4 April - 3 May 2025
  • Opening Night

    To be opened by

    Friday, 04 April

    Janet DeBoos

    6 - 8pm

     
  • Gallery LNL is proud to present Basara: the beauty of excess, an exhibition featuring  new works by  Aaron Scythe. Scythe's work stands at the confluence of rigorous technical mastery and deeply personal expression, forging a unique path within contemporary ceramics. Born in Auckland, New Zealand in 1971, Scythe's early fascination with ceramics led him on a transformative journey to Japan, where he spent over 17 years developing his practice. A pivotal moment in his artistic development was his apprenticeship with the master ceramicist Ryoji Koie, who profoundly impacted Scythe's approach to clay. 
  • At the heart of this exhibition is Scythe's contemporary reimagining of the Yobitisugi (borrowed-patches) technique.
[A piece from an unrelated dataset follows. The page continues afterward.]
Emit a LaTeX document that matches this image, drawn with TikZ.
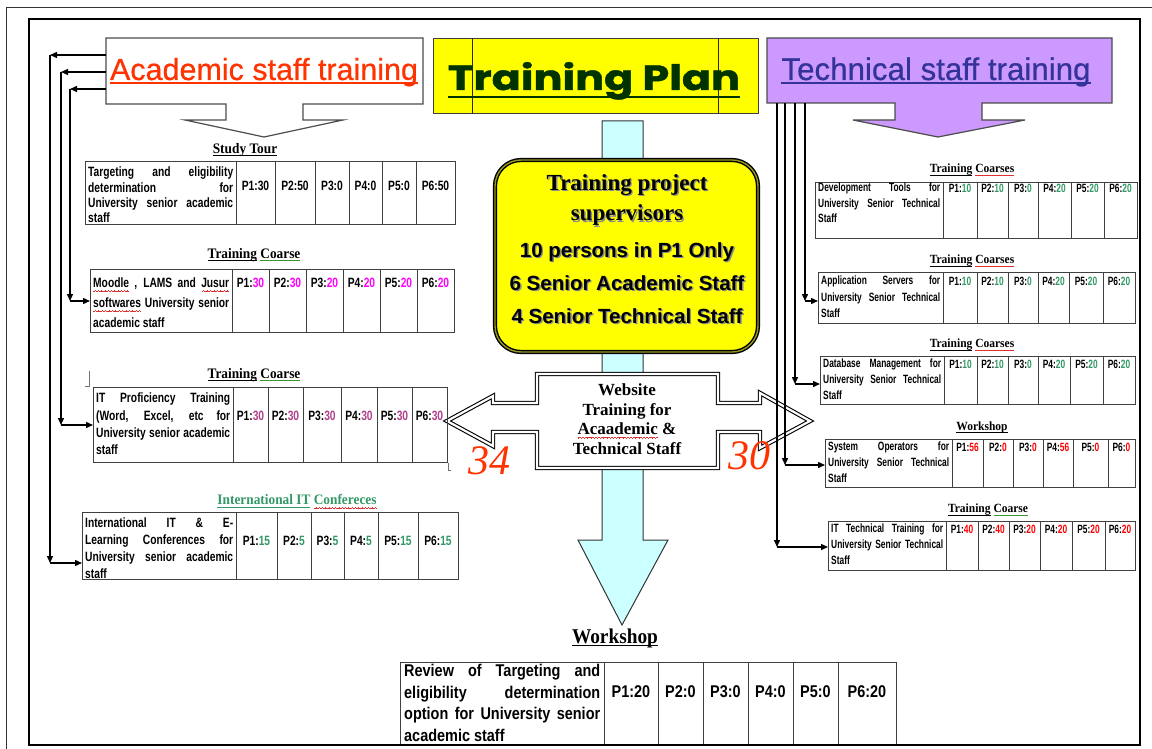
\documentclass[tikz,border=0pt]{standalone}
\usepackage{fontspec}
\usetikzlibrary{arrows.meta}
\setmainfont{Liberation Serif}
\newfontfamily\hdsans{Liberation Sans}
\newfontfamily\headsans[FakeBold=0.6]{Liberation Sans}
\newfontfamily\nsans[FakeStretch=0.76]{Liberation Sans}
\newfontfamily\tsans[FakeStretch=0.7]{Liberation Sans}
\newfontfamily\wsans[FakeStretch=0.85]{Liberation Sans}
\newfontfamily\nserif[FakeStretch=0.92]{Liberation Serif}
\newfontfamily\roundf[FakeBold=1.2]{Poppins}

\definecolor{acadred}{HTML}{FF3300}
\definecolor{plangreen}{HTML}{003300}
\definecolor{techblue}{HTML}{333399}
\definecolor{techfill}{HTML}{CC99FF}
\definecolor{planyellow}{HTML}{FFFF00}
\definecolor{shaftcyan}{HTML}{CCFFFF}
\definecolor{valmag}{HTML}{FF00FF}
\definecolor{valpurple}{HTML}{B0408A}
\definecolor{valgreen}{HTML}{339966}
\definecolor{valred}{HTML}{FF0000}
\definecolor{spellred}{HTML}{E03030}
\definecolor{gramgreen}{HTML}{339933}
\definecolor{rimolive}{RGB}{150,150,40}

% coloured straight and wavy underlines (built from rules)
\newlength\ulw
\newcommand\culine[2]{\settowidth\ulw{#2}\rlap{\textcolor{#1}{\rule[-2.6pt]{\ulw}{0.9pt}}}#2}
\newcommand\wavebit{\hbox{\rule[-3.9pt]{0.8pt}{0.7pt}\rule[-3.4pt]{0.8pt}{0.7pt}\rule[-2.9pt]{0.8pt}{0.7pt}\rule[-3.4pt]{0.8pt}{0.7pt}}}
\newcommand\spellwave[1]{\settowidth\ulw{#1}\rlap{\smash{\textcolor{spellred}{\xleaders\wavebit\hskip\ulw}}}#1}
% text with a soft grey drop shadow
\newcommand\shadowed[1]{\makebox[0pt][l]{\kern1.4pt\raisebox{-1.4pt}{\textcolor{black!45}{#1}}}#1}

\tikzset{
  calloutbox/.style={draw=black!70, line width=1.2pt},
  tbl/.style={draw=black!75, line width=1.1pt, inner sep=0pt, anchor=north west},
  tblrule/.style={draw=black!75, line width=0.9pt},
  conn/.style={draw=black, line width=1.4pt, -{Triangle[length=7pt,width=6pt]}},
  ltitle/.style={font=\nserif\bfseries\fontsize{14.5}{16}\selectfont, inner sep=0pt},
  rtitle/.style={font=\nserif\bfseries\fontsize{12.5}{14}\selectfont, inner sep=0pt},
  ldesc/.style={font=\nsans\bfseries\fontsize{13.5}{#1}\selectfont, align=justify, inner sep=0pt, anchor=north west},
  rdesc/.style={font=\tsans\bfseries\fontsize{12}{#1}\selectfont, align=justify, inner sep=0pt, anchor=north west},
  bdesc/.style={font=\wsans\bfseries\fontsize{17}{#1}\selectfont, align=justify, inner sep=0pt, anchor=north west},
  lval/.style={font=\nsans\bfseries\fontsize{13.5}{15}\selectfont, inner sep=0pt},
  rval/.style={font=\tsans\bfseries\fontsize{12}{14}\selectfont, inner sep=0pt},
  bval/.style={font=\wsans\bfseries\fontsize{17}{19}\selectfont, inner sep=0pt},
}

% column rules and period figures of a table: #1 table, #2 y, #3 style, #4 colour, #5 columns
\newcommand\pcols[5]{%
  \foreach \ca/\cb/\cv [count=\k] in {#5} {
    \draw[tblrule] (#1.north -| \ca,0) -- (#1.south -| \ca,0);
    \node[#3] (#1-p\k) at ({(\ca+\cb)/2},#2) {P\k:\textcolor{#4}{\cv}};
  }}

\begin{document}
\begin{tikzpicture}[x=1pt,y=-1pt]
\useasboundingbox (0,0) rectangle (1152,749);
\fill[white] (0,0) rectangle (1152,749);

% page frames
\draw[black!80, line width=1pt] (6.5,7.5) rectangle (1170,770);
\draw[black, line width=2pt] (28.5,19.5) rectangle (1140,745);

% central down arrow
\draw[black!80, line width=1pt, fill=shaftcyan] (602,121) -- (643,121) -- (643,540) -- (668,540) -- (622,625) -- (578,540) -- (602,540) -- cycle;

% title
\node[draw=black!85, line width=1pt, fill=planyellow, minimum width=325pt, minimum height=75pt, tbl] (plan) at (433,38) {};
\draw[black!85, line width=1pt] (plan.north -| 472,0) -- (plan.south -| 472,0);
\draw[black!85, line width=1pt] (plan.north -| 718,0) -- (plan.south -| 718,0);
\node[anchor=base, inner sep=0pt, text=plangreen] (plan-l) at (594,90) {\resizebox{292pt}{28pt}{\roundf\bfseries Training Plan}};
\draw[plangreen, line width=2.2pt] ([yshift=-7pt]plan-l.base west) -- ([yshift=-7pt]plan-l.base east);

% supervisors box
\node[draw=black, line width=1.4pt, double=rimolive, double distance=1.4pt, fill=planyellow, rounded corners=26pt, minimum width=263pt, minimum height=192pt, inner sep=0pt] (sup) at (626.5,256) {};
\node[anchor=base, inner sep=0pt, font=\bfseries\fontsize{23}{23}\selectfont] (sup-1) at (627,190) {\shadowed{Training project}};
\node[anchor=base, inner sep=0pt, font=\bfseries\fontsize{23}{23}\selectfont] (sup-2) at (627,221) {\shadowed{supervisors}};
\node[anchor=base, inner sep=0pt, font=\hdsans\bfseries\fontsize{20.5}{20.5}\selectfont] (sup-3) at (627,257) {\shadowed{10 persons in P1 Only}};
\node[anchor=base, inner sep=0pt, font=\hdsans\bfseries\fontsize{20.5}{20.5}\selectfont] (sup-4) at (627,290) {\shadowed{6 Senior Academic Staff}};
\node[anchor=base, inner sep=0pt, font=\hdsans\bfseries\fontsize{20.5}{20.5}\selectfont] (sup-5) at (627,323) {\shadowed{4 Senior Technical Staff}};

% website double arrow
\draw[black, line width=1.1pt, double=white, double distance=2.2pt, fill=white] (447,421) -- (493,396) -- (493,403) -- (537,403) -- (537,374) -- (718,374) -- (718,403) -- (760,403) -- (760,393) -- (810,421) -- (760,448) -- (760,432) -- (718,432) -- (718,468) -- (537,468) -- (537,432) -- (493,432) -- (493,446) -- cycle;
\node[font=\bfseries\fontsize{17}{19.5}\selectfont, align=center, inner sep=0pt] (web) at (627,419) {Website\\Training for\\\spellwave{Acaademic} \&\\Technical Staff};
\node[text=acadred, font=\itshape\fontsize{42}{42}\selectfont, inner sep=0pt] (n34) at (489,461) {34};
\node[text=acadred, font=\itshape\fontsize{42}{42}\selectfont, inner sep=0pt] (n30) at (749,456) {30};

% academic header callout
\draw[calloutbox, fill=white] (106,38) -- (423,38) -- (423,104) -- (303,104) -- (303,120) -- (343,120) -- (264,137) -- (185,120) -- (226,120) -- (226,104) -- (106,104) -- cycle;
\node[inner sep=0pt, minimum width=317pt, minimum height=66pt, anchor=north west] (acad) at (106,38) {};
\node[anchor=base, inner sep=0pt, text=acadred, font=\headsans\fontsize{30.5}{30.5}\selectfont] (acad-l) at (264,80) {Academic staff training};
\draw[acadred, line width=2pt] ([yshift=-3pt]acad-l.base west) -- ([yshift=-3pt]acad-l.base east);

% technical header callout
\draw[calloutbox, fill=techfill] (767,38) -- (1112,38) -- (1112,103) -- (982,103) -- (982,120) -- (1025,120) -- (938,137) -- (853,120) -- (895,120) -- (895,103) -- (767,103) -- cycle;
\node[inner sep=0pt, minimum width=345pt, minimum height=65pt, anchor=north west] (tech) at (767,38) {};
\node[anchor=base, inner sep=0pt, text=techblue, font=\headsans\fontsize{31.3}{31.3}\selectfont] (tech-l) at (936,80) {Technical staff training};
\draw[techblue, line width=2pt] ([yshift=-3pt]tech-l.base west) -- ([yshift=-3pt]tech-l.base east);

% ---------- academic tables ----------
\node[ltitle] (st-t) at (245,150) {\culine{black}{Study Tour}};
\node[tbl, minimum width=370pt, minimum height=63pt] (st) at (85,161) {};
\node[ldesc=15.3, text width=145pt] (st-d) at (88,167) {Targeting and eligibility\linebreak determination for\linebreak University senior academic\linebreak staff};
\pcols{st}{186}{lval}{black}{236/275/30,275/315/50,315/349/0,349/382/0,382/416/0,416/455/50}

\node[ltitle] (mo-t) at (254,255) {\culine{black}{Training} \culine{gramgreen}{Coarse}};
\node[tbl, minimum width=364pt, minimum height=63pt] (mo) at (90,269) {};
\node[ldesc=20, text width=136pt] (mo-d) at (93,278) {\spellwave{Moodle} , LAMS and \spellwave{Jusur}\linebreak \spellwave{softwares} University senior\linebreak academic staff};
\pcols{mo}{283}{lval}{valmag}{232/269/30,269/306/30,306/343/20,343/380/20,380/417/20,417/454/20}

\node[ltitle] (itp-t) at (254,375) {\culine{black}{Training} \culine{gramgreen}{Coarse}};
\node[tbl, minimum width=354pt, minimum height=75pt] (itp) at (93,387) {};
\node[ldesc=17.3, text width=134pt] (itp-d) at (96,393) {IT Proficiency Training\linebreak (Word, Excel, etc for\linebreak University senior academic\linebreak staff};
\pcols{itp}{416}{lval}{valpurple}{233/268/30,268/303/30,303/341/30,341/377/30,377/412/30,412/447/30}
\draw[black!55, line width=0.6pt] (85,386) -- (89,386) -- (89,371);
\draw[black!55, line width=0.6pt] (448,463) -- (448,470) -- (451,470);

\node[ltitle, text=valgreen] (intl-t) at (297,501) {\culine{valgreen}{International IT} \spellwave{Confereces}};
\node[tbl, minimum width=376pt, minimum height=67pt] (intl) at (82,512) {};
\node[ldesc=16.7, text width=148pt] (intl-d) at (85,518) {International IT \& E-\linebreak Learning Conferences for\linebreak University senior academic\linebreak staff};
\pcols{intl}{541}{lval}{valgreen}{236/277/15,277/311/5,311/344/5,344/378/5,378/418/15,418/458/15}

% ---------- technical tables ----------
\node[rtitle] (dev-t) at (972,170) {\culine{black}{Training} \culine{spellred}{Coarses}};
\node[tbl, minimum width=322pt, minimum height=56pt] (dev) at (815,182) {};
\node[rdesc=15.5, text width=122pt] (dev-d) at (818,183) {Development Tools for\linebreak University Senior Technical\linebreak Staff};
\pcols{dev}{188}{rval}{valgreen}{943/977/10,977/1008/10,1008/1038/0,1038/1071/20,1071/1104/20,1104/1137/20}

\node[rtitle] (app-t) at (972,261) {\culine{black}{Training} \culine{spellred}{Coarses}};
\node[tbl, minimum width=317pt, minimum height=51pt] (app) at (818,272) {};
\node[rdesc=16.5, text width=119pt] (app-d) at (821,276) {Application Servers for\linebreak University Senior Technical\linebreak Staff};
\pcols{app}{281}{rval}{valgreen}{943/977/10,977/1008/10,1008/1038/0,1038/1069/20,1069/1103/20,1103/1135/20}

\node[rtitle] (db-t) at (972,345) {\culine{black}{Training} \culine{spellred}{Coarses}};
\node[tbl, minimum width=315pt, minimum height=48pt] (db) at (820,356) {};
\node[rdesc=16, text width=118pt] (db-d) at (823,359) {Database Management for\linebreak University Senior Technical\linebreak Staff};
\pcols{db}{364}{rval}{valgreen}{944/977/10,977/1008/10,1008/1038/0,1038/1070/20,1070/1103/20,1103/1135/20}

\node[rtitle] (wso-t) at (982,427) {\culine{black}{Workshop}};
\node[tbl, minimum width=310pt, minimum height=48pt] (wso) at (825,439) {};
\node[rdesc=16, text width=121pt] (wso-d) at (828,442) {System Operators for\linebreak University Senior Technical\linebreak Staff};
\pcols{wso}{447}{rval}{valred}{952/983/56,983/1013/0,1013/1043/0,1043/1073/56,1073/1108/0,1108/1135/0}

\node[rtitle] (itt-t) at (988,510) {\culine{black}{Training} \culine{gramgreen}{Coarse}};
\node[tbl, minimum width=307pt, minimum height=49pt] (itt) at (828,521) {};
\node[rdesc=16, text width=112pt] (itt-d) at (831,524) {IT Technical Training for\linebreak University Senior Technical\linebreak Staff};
\pcols{itt}{529}{rval}{valred}{946/978/40,978/1009/40,1009/1040/20,1040/1072/20,1072/1105/20,1105/1135/20}

% ---------- bottom workshop ----------
\node[font=\nserif\bfseries\fontsize{21}{23}\selectfont, inner sep=0pt] (ws-t) at (615,638) {\culine{black}{Workshop}};
\node[tbl, minimum width=496pt, minimum height=83pt] (ws) at (400,662) {};
\node[bdesc=21.5, text width=196pt] (ws-d) at (404,664) {Review of Targeting and\linebreak eligibility determination\linebreak option for University senior\linebreak academic staff};
\pcols{ws}{692}{bval}{black}{604/658/20,658/703/0,703/748/0,748/793/0,793/838/0,838/896/20}
\draw[black, line width=2pt] (28.5,745) -- (1140,745);

% ---------- connectors, academic side ----------
\coordinate (ka) at (50,55);  \coordinate (kb) at (50,563);
\coordinate (la) at (61,72);  \coordinate (lb) at (61,425);
\coordinate (ma) at (70,89);  \coordinate (mb) at (70,301);
\draw[conn] (acad.west |- ka) -- (ka);
\draw[conn] (acad.west |- la) -- (la);
\draw[conn] (acad.west |- ma) -- (ma);
\draw[conn] (ka) -- (kb);
\draw[conn] (la) -- (lb);
\draw[conn] (ma) -- (mb);
\draw[conn] (kb) -- (kb -| intl.west);
\draw[conn] (lb) -- (lb -| itp.west);
\draw[conn] (mb) -- (mb -| mo.west);

% ---------- connectors, technical side ----------
\coordinate (ra) at (805,301);
\coordinate (rb) at (795,384);
\coordinate (rc) at (785,465);
\coordinate (rd) at (777,547);
\draw[conn] (tech.south -| ra) -- (ra);
\draw[conn] (tech.south -| rb) -- (rb);
\draw[conn] (tech.south -| rc) -- (rc);
\draw[conn] (tech.south -| rd) -- (rd);
\draw[conn] (ra) -- (ra -| app.west);
\draw[conn] (rb) -- (rb -| db.west);
\draw[conn] (rc) -- (rc -| wso.west);
\draw[conn] (rd) -- (rd -| itt.west);
\end{tikzpicture}
\end{document}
A delicate process of patching together mismatched porcelain and stoneware shards, Scythe creates dynamic, tessellated surfaces that challenge traditional notions of cohesion and uniformity.  This meticulous deconstruction and reconstruction not only alludes to the Japanese art of kintsugi, celebrating repair and the beauty of age, but also acts as a deliberate act of artistic disruption, resulting in surfaces that are both visually arresting and tactilely engaging. 
     
    Layered onto these fractured forms is Scythe's masterful draftsmanship, where traditional Japanese and Māori motifs converge with contemporary imagery, producing a striking visual interplay between past and present, East and West. This synthesis embodies the philosophy of Basara- a medieval Japanese aesthetic of excess, flamboyance, and defiance of convention. Through his bold compositions and tactile surfaces, Scythe channels Basara's radical energy, transforming clay into a medium of cultural and personal expression that transcends boundaries.
     
  • Basara: the beauty of excess, underscores Scythe's relentless pursuit of innovation within the ceramic medium. His works are not merely objects, but tangible expressions of a life lived across cultures, a testament to the beauty found in imperfection, and a continuous dialogue between the artist, the material, and the world around him.
     
    "Over the many years of making, my exuberance for crafting the perfect pot has dwindled. I find the accidental mistakes that move towards something new to be more interesting and joyous. Yes, I have a clear idea of what I call beauty or will accept as beautiful, and this has been one of my main concerns in my working life. I have never really been interested in a refined beauty, and the more pots that I make in my life, the more I am interested in an imperfect beauty. Perhaps this is slightly incorrect-can I dare say I have more of an understanding of that imperfect beauty? An improvised knowing, a madness, that dance of Basara."